By Arshad Shaikh
The Indian rupee is on free fall as it slides toward the psychological threshold mark of ₹100 per US dollar amid rising geopolitical tensions in West Asia. The unjust war by Israel and the US on Iran has caused one of the biggest oil shocks in recent times. Crude oil prices are on the rise with global capital beginning to flow toward safe assets in America, resulting in the strengthening of the US dollar. India imports nearly 85% of its crude oil requirements. Naturally, this puts great pressure on the Indian Rupee because of rising import bills, and spiralling inflation. The Reserve Bank of India (RBI) has stepped in intermittently, selling dollars from its reserves (we still have $690 billion) to prevent excessive volatility.
However, the latest Middle East crisis raises some pertinent questions. Why does every global crisis strengthen the dollar while other currencies like the rupee weaken? Is the current global financial architecture designed to support dollar hegemony? Is there a solution to this system that helps give unprecedented power to the US dollar enabling the American government to leverage that financial monopoly in executing some of its most macabre political projects and military misadventures?
Why the Rupee Keeps Falling
Some argue that the rupee’s depreciation is nothing but a manifestation of the laws of economics and financial logic. It is a well-known fact that during periods of uncertainty, global investors withdraw funds from emerging markets and move them into safer assets such as US Treasury bonds. This creates a surge in demand for US dollars with subsequent downward pressure on currencies like the Indian rupee. This widens India’s current account deficit (CAD) i.e. the import-export deficit; leading to further weakening of the Indian rupee.

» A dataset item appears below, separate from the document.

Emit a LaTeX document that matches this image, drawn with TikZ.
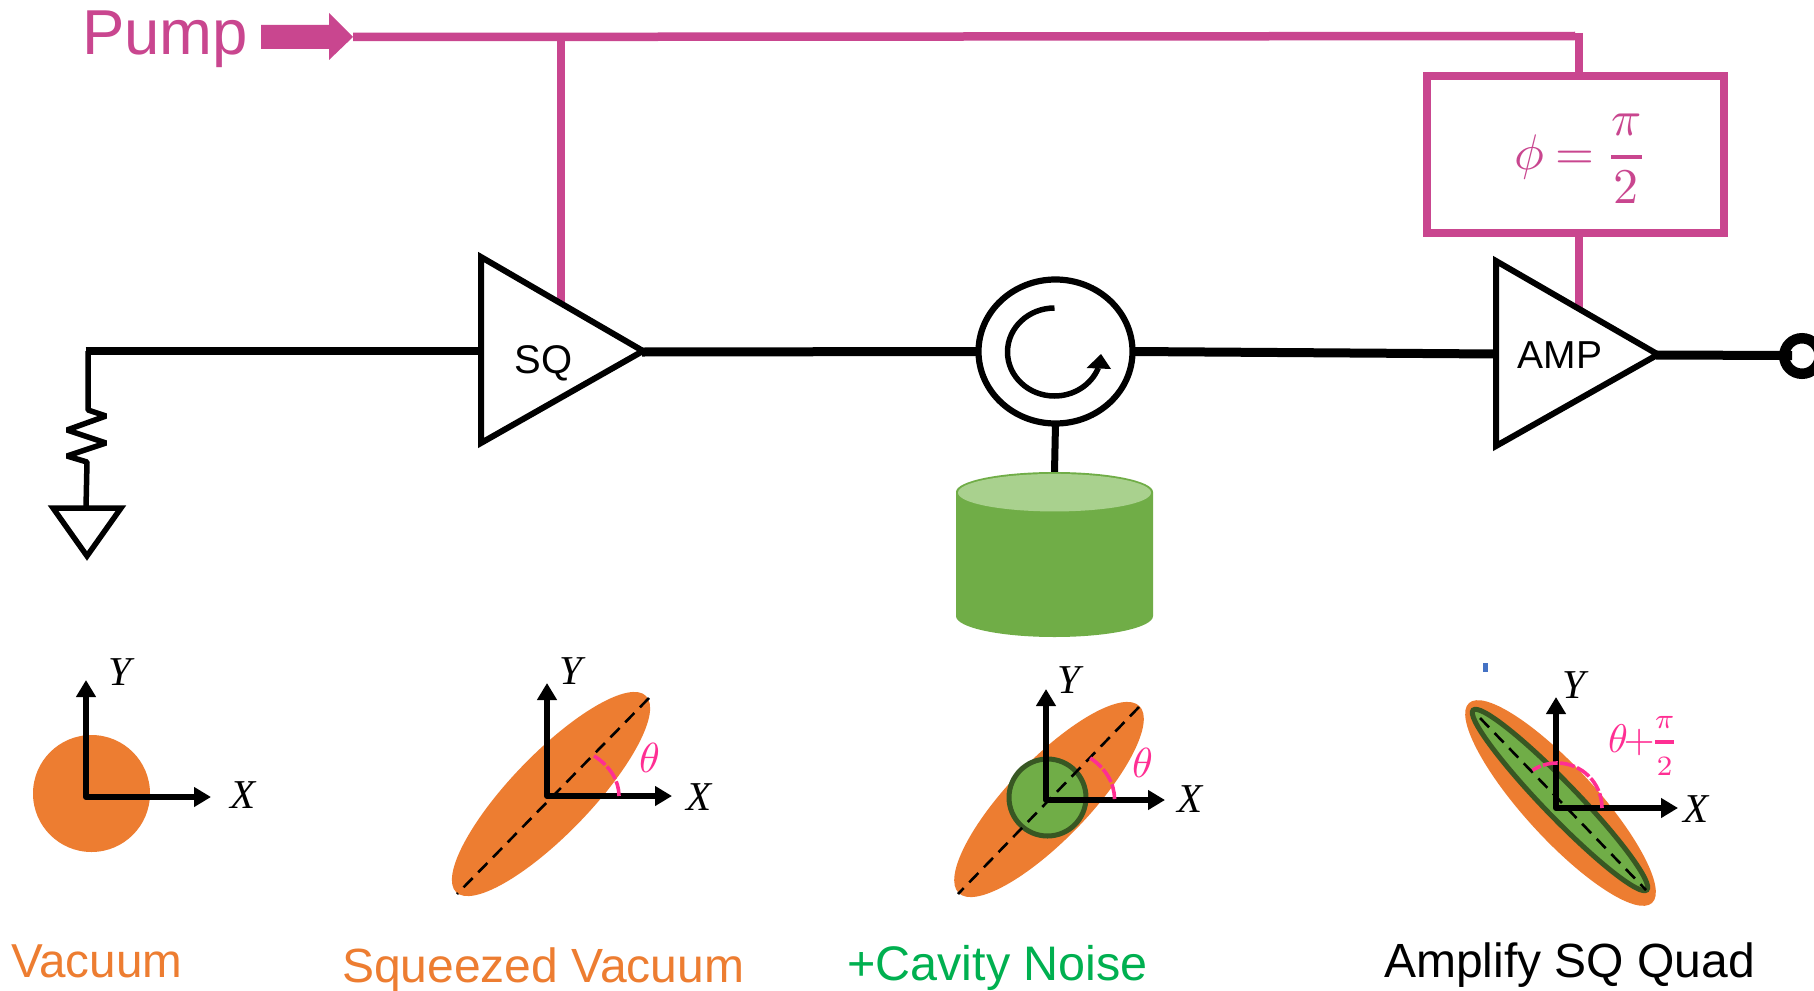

There is great debate among economists on how to stem this fall in the currency. Should we permit a free fall or take counter measure to stem its slide? The theoretical argument for a free-floating exchange rate says that allowing the currency rate to be purely decided by the global foreign exchange (forex) market has many benefits. A weaker rupee makes exports more competitive and discourages imports. This helps in correcting trade imbalances. However, for developing economies like India, this argument has some practical limits.
A sharply falling currency fuels inflation. The cost of essential imports will go up. Additionally, it may trigger panic in financial markets as investors start losing confidence in the falling currency. This is why India follows the concept of ‘managed float’, wherein the RBI intervenes in the financial markets to absorb excessive volatility. It is possible for advanced economies to allow their currencies to move freely. But, emerging economies like India cannot afford such luxury. A stable currency is a sine qua non for macroeconomic stability.
Understanding Dollar Hegemony
After the end of the Bretton Woods system (President Nixon ended the dollar’s convertibility to gold), the dollar became the dominant currency in international trade and finance. America insisted that oil be priced in US dollars. This implied that global oil trade would be invoiced in dollars with central banks across the world forced to hold a significant portion of their reserves in dollar-denominated assets. This petrodollar system ensures a constant global demand for the US currency.
The demand for the dollar increases manifold in times of financial turmoil or military conflict. Investors, governments, and global financial institutions rush to buy dollar assets. In some ways, the dollar is not merely a currency but also a bulwark or hedge against financial volatility and instability.
The Triffin Dilemma: America’s Hidden Burden
At a purely academic level, the dollar dominance can also be viewed as a burden for the American economy carrying significant structural costs. Academicians say that the US faces a ‘Triffin dilemma’, borne by any country that holds the global reserve currency.
Dollar hegemony forces the US to feed the financial system with a steady supply of dollars. To do that, the American economy must run persistent trade and fiscal deficits. The total national debt of the United States currently stands at over $39 trillion. The government now spends more than one trillion dollars annually just to pay the interest on its accumulated debt. So more American taxpayer money is spent on interest rather than the welfare programmes of ordinary Americans that they desperately need.
Is Dollar Hegemony Being Challenged?
For many years, there has been a growing resentment in many countries regarding the ‘weaponisation’ of the dollar. The US government has the ability to cripple the economies of its political adversaries (e.g. Iran) through financial sanctions and restrictions on access to the global payment system.
These nations led by China began exploring other options. One such effort is by the BRICS (Brazil, Russia, India, China and South Africa) nations in which they do bilateral trade in local currencies and tell their central banks to accumulate gold for moving away from dollar dependence. China and Russia have reduced their reliance on the dollar in cross-border trade. India has also experimented with rupee-based trade settlements with some countries.
Dollar hegemony still very strong
It would be premature to predict the decline of dollar hegemony. It is an undeniable fact that no other currency today offers the same combination of liquidity, trust, institutional depth, and global acceptance as the US dollar. Dollar dominance is also a result of the American financial markets and its tremendous geopolitical influence (especially over the GCC countries that hold 30% of global proven crude oil reserves and 20% to 22% of global natural gas reserves).
To understand the biggest problem of the dollar hegemony, one must read what American economist, Michael Hudson wrote in his book, The Bubble and Beyond. He says, “Strange as it may seem and irrational as it would be in a more logical system of world diplomacy – the dollar glut is what finances America’s global military build-up. It forces foreign central banks to bear the costs of America’s expanding military empire. The result is a new form of taxation without representation. Keeping international reserves in dollars means recycling dollar inflows to buy US Treasury bills. The US government debt issued largely to finance the military spending that has been a driving force in the US balance-of-payments deficit since the Korean War broke out in 1950.”
It is time for the international community to come together and break this dollar hegemony on the global financial system. Pax Americana has wreaked havoc on the world. It will continue to do so unless we break this cycle of debt bondage and economic coercion.